In the apostle’s decision to be whole-hearted for his Master we have a revelation of his attitude to the world that formerly dominated his thoughts and ideals. It is never easy to break with the past, for habits become such a part of our being that only a change, almost revolutionary in its nature, can effect a complete volte face. But, hard as it is thus to break with the past, it is much more difficult to adopt an attitude to life that is directly contrary to that which is regularly maintained by the majority around. So great was the attachment of the Tarsus scholar to Jesus Christ that he accomplished both at one crisis in his career, and definitely declared his intention of thinking of the former manner of life as entirely unproductive of the quality of character which he now knew to be of eternal worth. In his reckoning there was a complete reversal of his world of values. What he once estimated as praiseworthy he now despised, and what he had formally hated he now pursued with a relentless zeal. Deliberating calmly in the light of the immeasurable sacrifice of his Lord and the ultimate future, he concluded that there was only one course open to him, and that course was the renunciation of all that stood in the way of the Master’s glory. The detailed statement of the conflict is not given, but the result evidences the fact that the course adopted was decided on in an hour of deep thoughtfulness and after careful deliberation. Thus the decision was not the outcome of a mere emotional outburst brought on by the excitement of a new joy, but the crisis was an arithmetical process in which, guided by his sense of values and impelled by a recognition of debt to Christ, he determined that Christ should have all.

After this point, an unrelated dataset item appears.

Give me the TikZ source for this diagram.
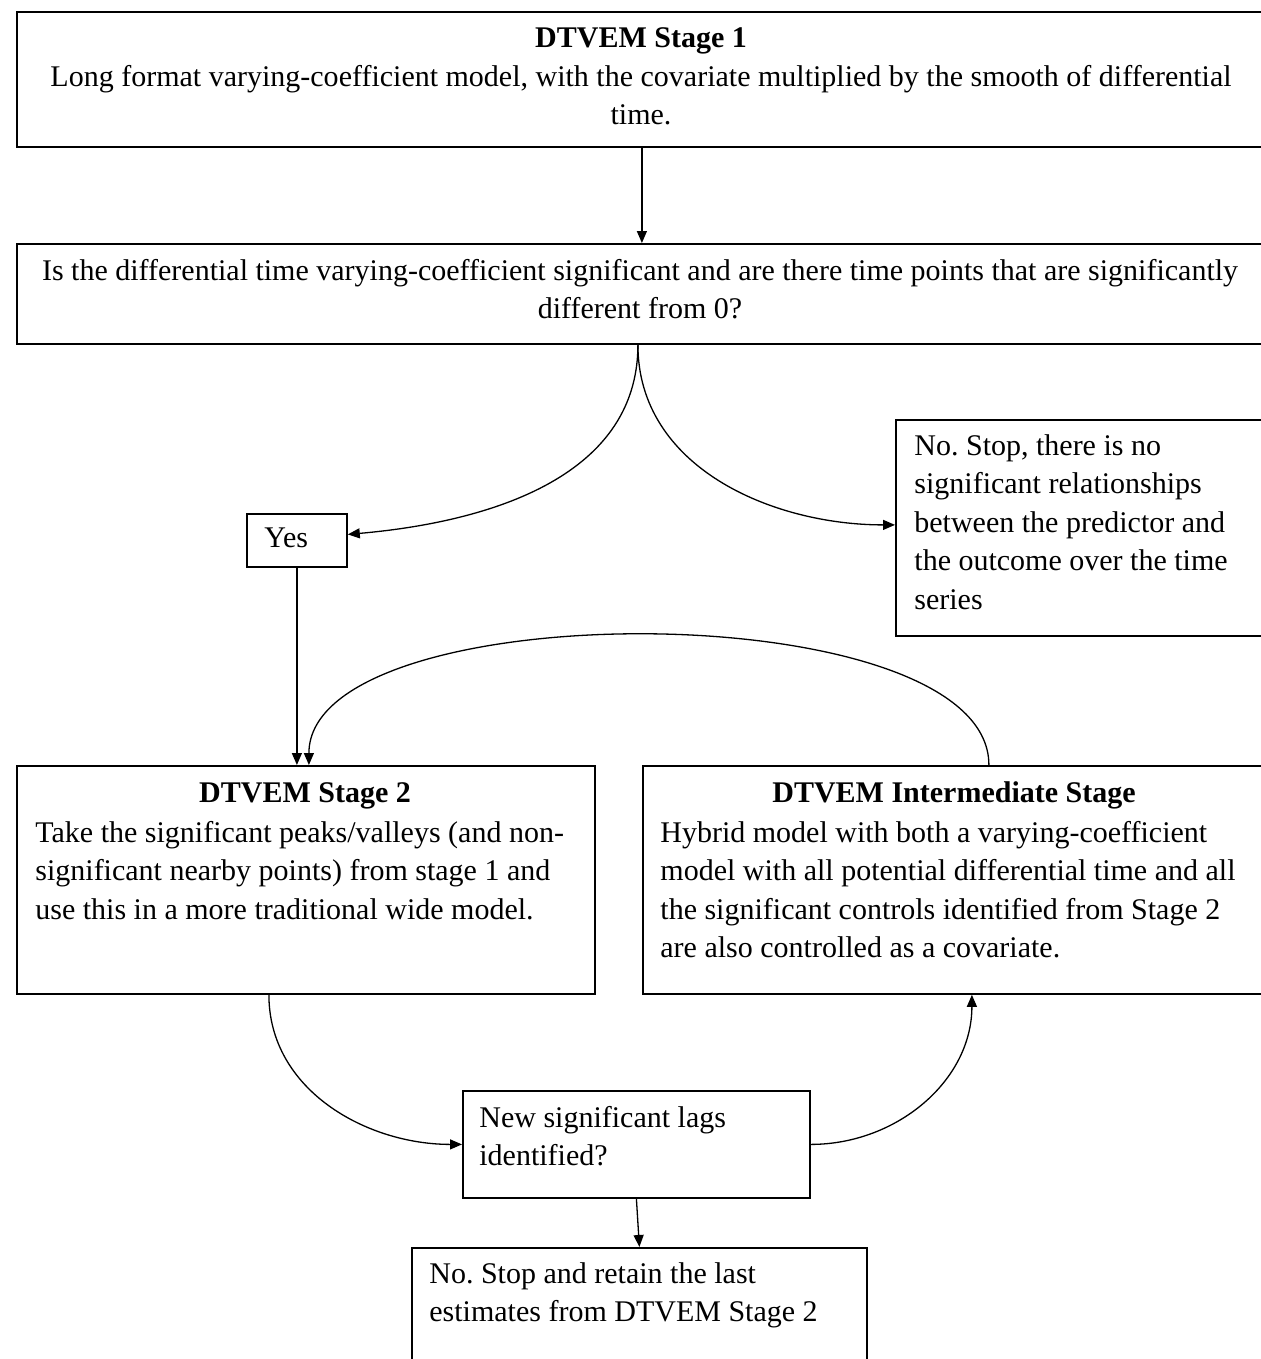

Is not this the failure of so much that passes muster for Christianity today - that we have not realised that in the acceptance of the blessings bestowed on us by God through His Son we admittedly confess that we have at the same become the bond-slaves of Jesus Christ? We shall do ourselves incalculable service if we pause for a moment and ponder the possibility of having misunderstood the enormous demands that faith in Christ makes on us. He certainly becomes ours, but we, as assuredly, become His. More concerns for the claims of Christ would be evidenced if there was more thoughtfulness concerning the legitimate demands that the gospel makes upon all those who believe its message.